*Brief*: Type out the data exactly as given. Skip any image.

*Data provided*:
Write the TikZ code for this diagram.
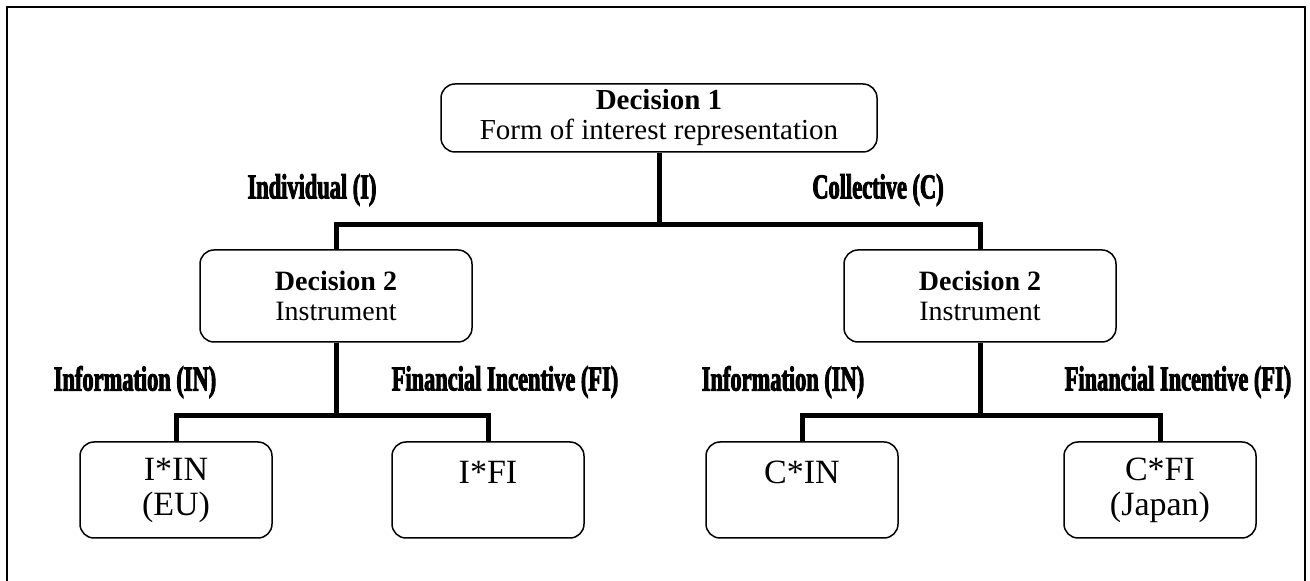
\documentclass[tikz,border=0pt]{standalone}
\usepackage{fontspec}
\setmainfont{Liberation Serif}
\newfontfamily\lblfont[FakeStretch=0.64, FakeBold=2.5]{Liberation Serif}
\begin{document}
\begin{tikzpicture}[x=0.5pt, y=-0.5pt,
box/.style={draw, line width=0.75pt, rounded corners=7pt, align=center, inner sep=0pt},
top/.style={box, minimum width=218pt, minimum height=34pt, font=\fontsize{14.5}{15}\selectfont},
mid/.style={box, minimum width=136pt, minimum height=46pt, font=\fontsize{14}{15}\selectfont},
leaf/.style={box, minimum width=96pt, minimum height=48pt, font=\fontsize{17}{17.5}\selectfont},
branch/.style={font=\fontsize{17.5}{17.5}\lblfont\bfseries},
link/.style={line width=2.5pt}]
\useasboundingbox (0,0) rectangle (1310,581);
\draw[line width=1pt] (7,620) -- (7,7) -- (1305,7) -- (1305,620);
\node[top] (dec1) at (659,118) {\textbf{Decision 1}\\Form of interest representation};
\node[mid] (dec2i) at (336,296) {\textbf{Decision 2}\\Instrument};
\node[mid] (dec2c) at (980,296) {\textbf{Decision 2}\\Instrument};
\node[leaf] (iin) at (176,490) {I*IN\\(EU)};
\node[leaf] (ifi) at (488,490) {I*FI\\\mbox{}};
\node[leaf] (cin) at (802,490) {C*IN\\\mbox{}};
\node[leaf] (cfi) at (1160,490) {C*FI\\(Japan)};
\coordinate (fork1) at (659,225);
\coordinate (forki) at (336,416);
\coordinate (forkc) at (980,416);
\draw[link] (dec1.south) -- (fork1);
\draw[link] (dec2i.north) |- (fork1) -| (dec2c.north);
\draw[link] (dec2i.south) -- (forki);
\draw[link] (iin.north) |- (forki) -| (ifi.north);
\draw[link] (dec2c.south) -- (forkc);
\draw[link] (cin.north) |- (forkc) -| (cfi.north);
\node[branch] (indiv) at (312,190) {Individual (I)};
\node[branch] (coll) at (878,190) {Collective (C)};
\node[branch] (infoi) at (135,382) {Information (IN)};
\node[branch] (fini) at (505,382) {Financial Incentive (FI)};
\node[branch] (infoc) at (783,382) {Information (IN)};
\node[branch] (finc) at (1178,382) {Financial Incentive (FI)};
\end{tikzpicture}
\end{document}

*Written solution*:
Write the TikZ code for this diagram.
\documentclass[tikz,border=0pt]{standalone}
\usepackage{fontspec}
\setmainfont{Liberation Serif}
\newfontfamily\lblfont[FakeStretch=0.64, FakeBold=2.5]{Liberation Serif}
\begin{document}
\begin{tikzpicture}[x=0.5pt, y=-0.5pt,
box/.style={draw, line width=0.75pt, rounded corners=7pt, align=center, inner sep=0pt},
top/.style={box, minimum width=218pt, minimum height=34pt, font=\fontsize{14.5}{15}\selectfont},
mid/.style={box, minimum width=136pt, minimum height=46pt, font=\fontsize{14}{15}\selectfont},
leaf/.style={box, minimum width=96pt, minimum height=48pt, font=\fontsize{17}{17.5}\selectfont},
branch/.style={font=\fontsize{17.5}{17.5}\lblfont\bfseries},
link/.style={line width=2.5pt}]
\useasboundingbox (0,0) rectangle (1310,581);
\draw[line width=1pt] (7,620) -- (7,7) -- (1305,7) -- (1305,620);
\node[top] (dec1) at (659,118) {\textbf{Decision 1}\\Form of interest representation};
\node[mid] (dec2i) at (336,296) {\textbf{Decision 2}\\Instrument};
\node[mid] (dec2c) at (980,296) {\textbf{Decision 2}\\Instrument};
\node[leaf] (iin) at (176,490) {I*IN\\(EU)};
\node[leaf] (ifi) at (488,490) {I*FI\\\mbox{}};
\node[leaf] (cin) at (802,490) {C*IN\\\mbox{}};
\node[leaf] (cfi) at (1160,490) {C*FI\\(Japan)};
\coordinate (fork1) at (659,225);
\coordinate (forki) at (336,416);
\coordinate (forkc) at (980,416);
\draw[link] (dec1.south) -- (fork1);
\draw[link] (dec2i.north) |- (fork1) -| (dec2c.north);
\draw[link] (dec2i.south) -- (forki);
\draw[link] (iin.north) |- (forki) -| (ifi.north);
\draw[link] (dec2c.south) -- (forkc);
\draw[link] (cin.north) |- (forkc) -| (cfi.north);
\node[branch] (indiv) at (312,190) {Individual (I)};
\node[branch] (coll) at (878,190) {Collective (C)};
\node[branch] (infoi) at (135,382) {Information (IN)};
\node[branch] (fini) at (505,382) {Financial Incentive (FI)};
\node[branch] (infoc) at (783,382) {Information (IN)};
\node[branch] (finc) at (1178,382) {Financial Incentive (FI)};
\end{tikzpicture}
\end{document}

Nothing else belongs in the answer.